Respect context. A heuristic violation is not automatically a usability problem. Mobile hamburger menus technically violate "recognition rather than recall," but remain standard practice. Always verify exceptions with user research before declaring them acceptable.

Common Mistakes

Mistake: Using a single evaluator. One expert catches only the most obvious issues. Fix: Recruit three to five evaluators to maximize coverage and cross-check findings.

Mistake: Replacing user research with expert review. Fix: Treat heuristic evaluation as complementary. Bailey, Allan, and Raiello found that heuristic evaluations identified only 21% of genuine usability problems compared to user testing Interaction Design Foundation.

Mistake: Evaluating without scope constraints. Fix: Limit first evaluations to specific tasks or user paths to ensure depth over breadth.

Mistake: Treating all violations equally. Fix: Always apply severity ratings. An aesthetic violation that slows scanning matters less than an error prevention failure that deletes user data.

Mistake: Confirming bias through group evaluation. Fix: Strictly separate individual evaluation from group consolidation to preserve independent judgment.

Examples

Example scenario: A SaaS company evaluates its new pricing page. Three experts review the desktop version against Nielsen’s heuristics. Two evaluators flag that the "Compare Plans" button lacks visual distinction (aesthetic and minimalist design violation), while one notes that error messages for invalid coupon codes use technical jargon instead of plain language. The team fixes the error messages first (critical severity) and schedules A/B testing for the button color (minor severity).

Example scenario: An e-commerce team assesses mobile checkout. Experts identify that the form uses a hamburger menu for navigation (recognition rather than recall violation) and lacks progress indicators (visibility of system status violation). While the menu stays due to space constraints, the team adds a checkout progress bar to reduce cart abandonment.

FAQ

How many evaluators do I need? Three to five usability experts capture the optimal balance of coverage and cost. Research by Jakob Nielsen indicates that five evaluators identify approximately 75% of usability issues Interaction Design Foundation. Adding more than five yields diminishing returns.

Can heuristic evaluation replace user testing? No. Heuristic evaluation identifies potential problems based on principles, but it cannot reveal how real users actually behave or what they genuinely struggle with. User experience is contextual; only testing with participants confirms which flagged issues are real problems.
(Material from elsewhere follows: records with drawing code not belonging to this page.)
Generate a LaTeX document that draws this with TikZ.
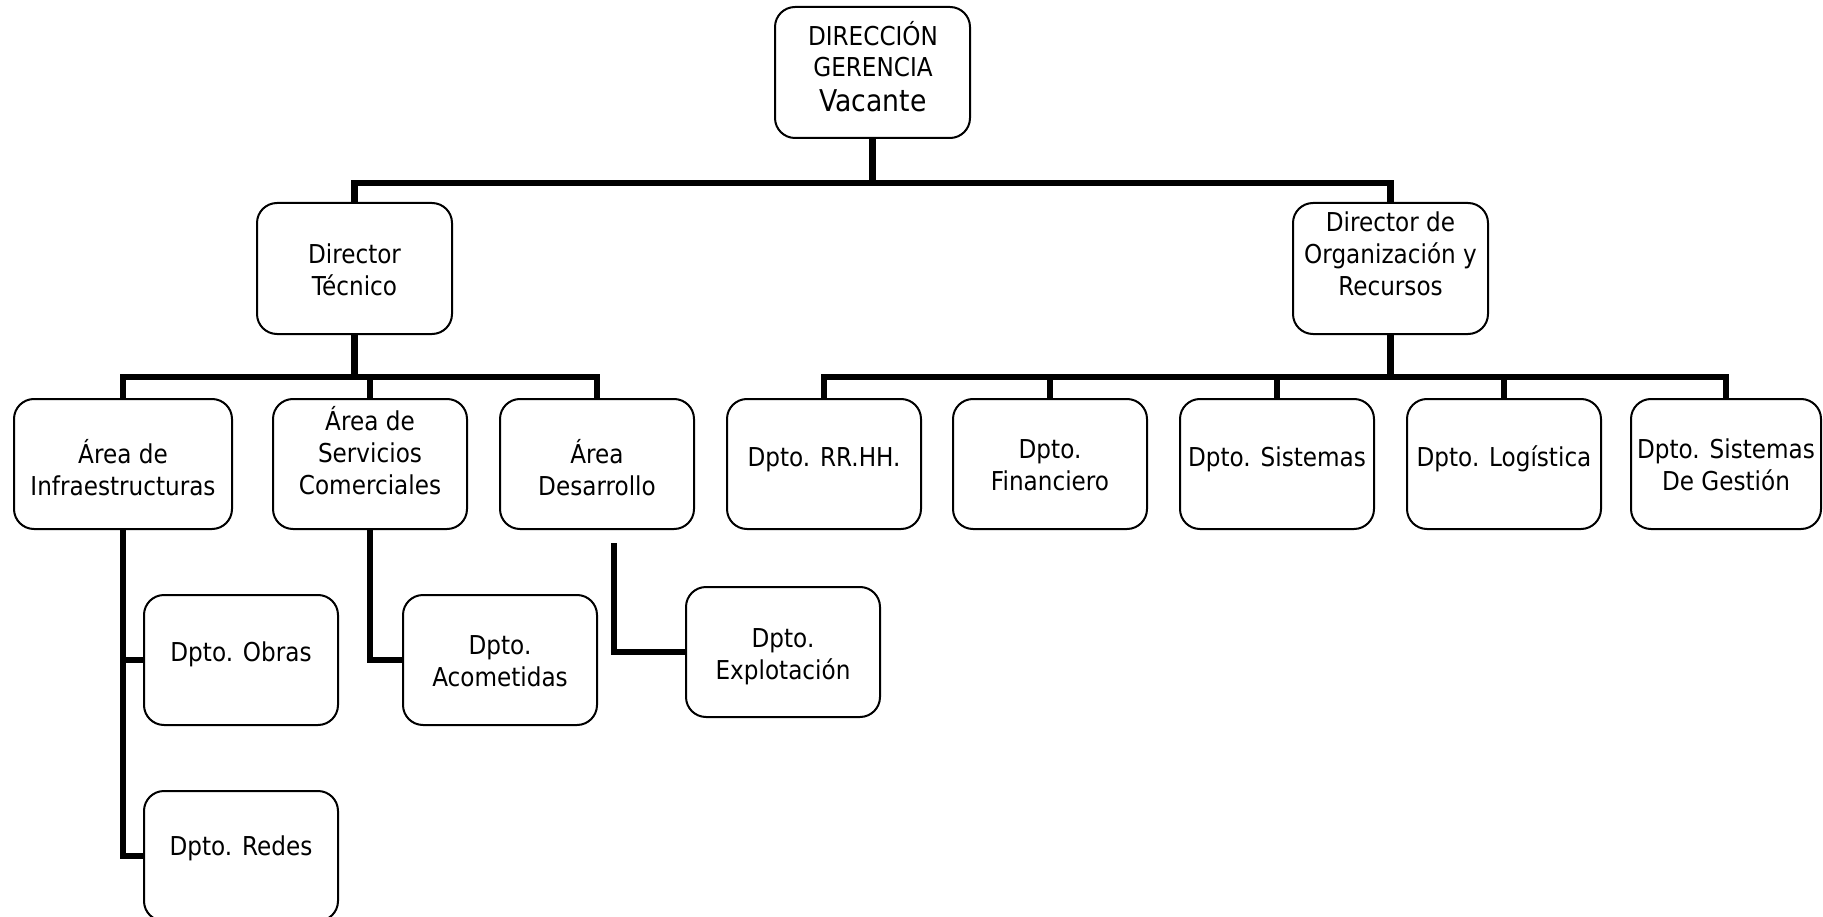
\documentclass[tikz,border=0pt]{standalone}
\usepackage{fontspec}
\setmainfont{DejaVu Sans}[FakeStretch=0.89]
\begin{document}
\begin{tikzpicture}[x=1pt,y=-1pt,
  box/.style={draw=black, line width=2pt, rounded corners=20pt, rectangle, inner sep=0pt,
              minimum width=194pt, minimum height=130pt},
  lbl/.style={anchor=north, inner sep=0pt, align=center,
              font=\fontsize{26}{32}\selectfont, execute at begin node={\rule{0pt}{26pt}}},
  conn/.style={line width=6.5pt, line join=miter, line cap=butt},
]
\useasboundingbox (0,0) rectangle (1823,917);

% ---- boxes ----
\node[box, minimum width=195pt, minimum height=131pt] (gerencia) at (872.5,72.5) {};
\node[box, minimum width=195pt, minimum height=131pt] (dt)  at (354.5,268.5) {};
\node[box, minimum width=195pt, minimum height=131pt] (org) at (1390.5,268.5) {};

\node[box, minimum width=218pt] (infra) at (123,464) {};
\node[box] (serv) at (370,464) {};
\node[box] (desa) at (597,464) {};
\node[box] (rrhh) at (824,464) {};
\node[box] (fin)  at (1050,464) {};
\node[box] (sis)  at (1277,464) {};
\node[box] (log)  at (1504,464) {};
\node[box, minimum width=190pt] (sg) at (1726,464) {};

\node[box] (obras) at (241,660) {};
\node[box] (redes) at (241,856) {};
\node[box] (acom)  at (500,660) {};
\node[box] (explo) at (783,652) {};

% ---- texts ----
\node[lbl, font=\fontsize{26}{31}\selectfont] (t-gerencia) at (873,21)
  {DIRECCIÓN\\GERENCIA\\[4pt]{\fontsize{30}{36}\selectfont Vacante}};
\node[lbl] (t-dt)  at (354.5,244) {Director\\Técnico};
\node[lbl] (t-org) at (1390.5,212) {Director de\\Organización y\\Recursos};

\node[lbl] (t-infra) at (123,439) {Área de\\Infraestructuras};
\node[lbl] (t-serv)  at (370,406) {Área de\\Servicios\\Comerciales};
\node[lbl] (t-desa)  at (597,439) {Área\\Desarrollo};
\node[lbl] (t-rrhh)  at (824,440) {Dpto. RR.HH.};
\node[lbl] (t-fin)   at (1050,439) {Dpto.\\Financiero};
\node[lbl] (t-sis)   at (1277,440) {Dpto. Sistemas};
\node[lbl] (t-log)   at (1504,440) {Dpto. Logística};
\node[lbl] (t-sg)    at (1726,439) {Dpto. Sistemas\\De Gestión};

\node[lbl] (t-obras) at (241,635) {Dpto. Obras};
\node[lbl] (t-redes) at (241,829) {Dpto. Redes};
\node[lbl] (t-acom)  at (500,635) {Dpto.\\Acometidas};
\node[lbl] (t-explo) at (783,628) {Dpto.\\Explotación};

% ---- connectors ----
\coordinate (busTop) at (0,183);
\coordinate (busL) at (0,377);
\coordinate (desaStub) at (614,543);

\draw[conn] (gerencia.south) -- (gerencia.south |- busTop);
\draw[conn] (dt.north) |- (org.north |- busTop) -- (org.north);

\draw[conn] (dt.south) -- (dt.south |- busL);
\draw[conn] (infra.north) |- (desa.north |- busL) -- (desa.north);
\draw[conn] (serv.north) -- (serv.north |- busL);

\draw[conn] (org.south) -- (org.south |- busL);
\draw[conn] (rrhh.north) |- (sg.north |- busL) -- (sg.north);
\draw[conn] (fin.north) -- (fin.north |- busL);
\draw[conn] (sis.north) -- (sis.north |- busL);
\draw[conn] (log.north) -- (log.north |- busL);

\draw[conn] (infra.south) |- (redes.west);
\draw[conn] (infra.south |- obras.west) -- (obras.west);
\draw[conn] (serv.south) |- (acom.west);
\draw[conn] (desaStub) |- (explo.west);
\end{tikzpicture}
\end{document}
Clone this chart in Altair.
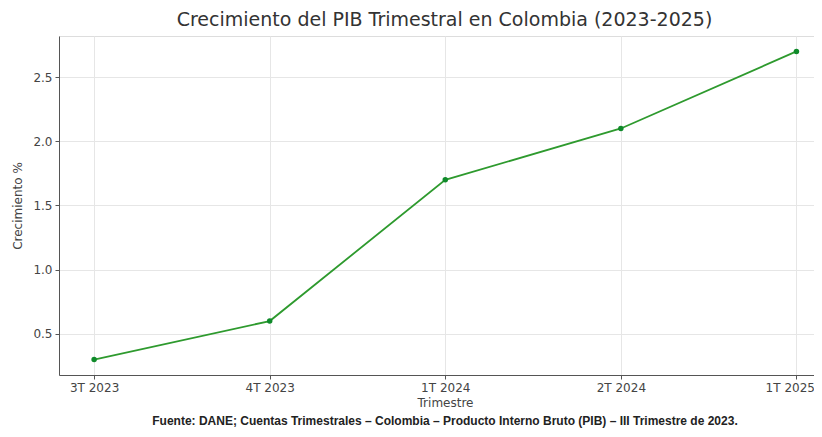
import altair as alt
import pandas as pd

trimestres = ["3T 2023", "4T 2023", "1T 2024", "2T 2024", "1T 2025"]
crecimiento = [0.3, 0.6, 1.7, 2.1, 2.7]
y_ticks = [0.5, 1.0, 1.5, 2.0, 2.5]
titulo = "Crecimiento del PIB Trimestral en Colombia (2023-2025)"
fuente = ["Fuente: DANE; Cuentas Trimestrales – Colombia – Producto Interno Bruto (PIB) – III Trimestre de 2023."]

df = pd.DataFrame({"idx": list(range(len(trimestres))), "trimestre": trimestres, "crec": crecimiento})
label_expr = "[" + ",".join("'" + t + "'" for t in trimestres) + "][datum.value]"
last = len(trimestres) - 1

FONT = "DejaVu Sans"
W, H = 755, 339

x = alt.X("idx:Q", scale=alt.Scale(domain=[-0.2, 4.1], nice=False, zero=False),
          axis=alt.Axis(values=list(range(len(trimestres))), labelExpr=label_expr,
                        labelAlign={"condition": {"test": f"datum.value == {last}", "value": "right"}, "value": "center"},
                        labelOffset={"condition": {"test": f"datum.value == {last}", "value": 18}, "value": 0},
                        title="Trimestre", titleX=386, titlePadding=4,
                        labelFontSize=12, labelColor="#444", labelPadding=3,
                        titleFontSize=12, titleFontWeight="normal", titleColor="#444",
                        tickSize=4, tickColor="#555", domainColor="#555",
                        gridColor="#e6e6e6", labelFont=FONT, titleFont=FONT))
y = alt.Y("crec:Q", scale=alt.Scale(domain=[0.18, 2.82], nice=False, zero=False),
          axis=alt.Axis(values=y_ticks, format=".1f", title="Crecimiento %",
                        labelFontSize=12, labelColor="#444", labelPadding=3,
                        titleFontSize=12, titleFontWeight="normal", titleColor="#444",
                        titlePadding=8,
                        tickSize=4, tickColor="#555", domainColor="#555",
                        gridColor="#e6e6e6", labelFont=FONT, titleFont=FONT))

base = alt.Chart(df)
line = base.mark_line(color="#2e9a2e", strokeWidth=1.8).encode(x=x, y=y)
pts = base.mark_circle(color="#0f8a2a", size=30, opacity=1).encode(x=x, y=y)

src = alt.Chart(pd.DataFrame({"t": fuente})).mark_text(
    font="Liberation Sans", fontSize=12, fontWeight="bold", color="#222",
    align="center", baseline="middle").encode(
    text="t:N", x=alt.value(386), y=alt.value(385))

chart = alt.layer(line, pts, src).properties(
    width=W, height=H,
    title=alt.TitleParams(titulo, font=FONT, fontSize=19, fontWeight="normal",
                          color="#333", anchor="middle", dx=8, offset=6),
    autosize=alt.AutoSizeParams(type="none"),
    padding={"left": 51, "top": 28, "right": 0, "bottom": 54},
).configure_view(stroke=None).configure(background="white")

chart.save("out.html", embed_options={"renderer": "svg", "actions": False})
How long does a heuristic evaluation take? Most evaluations complete in days. Individual evaluators spend one to two hours per session. Consolidation and debriefing require additional time depending on the number of issues found and the complexity of the interface.

What if evaluators disagree on issues? Disagreement is expected. Aggregate all findings, then discuss discrepancies during consolidation. If one expert flags an issue others missed, investigate it. If experts disagree on severity, default to the higher rating until user data proves otherwise.

Is violating a heuristic always a design flaw? Not necessarily. Heuristics are guidelines, not laws. Context determines whether a violation causes real problems. Always validate questionable violations with user research before dismissing them or implementing fixes.

Which heuristics should I use? Use Jakob Nielsen’s 10 Usability Heuristics for general interfaces. For specialized domains like virtual reality, voice interfaces, or games, adapt Nielsen’s principles or use domain-specific heuristics such as those developed by Gerhardt-Powals or Shneiderman.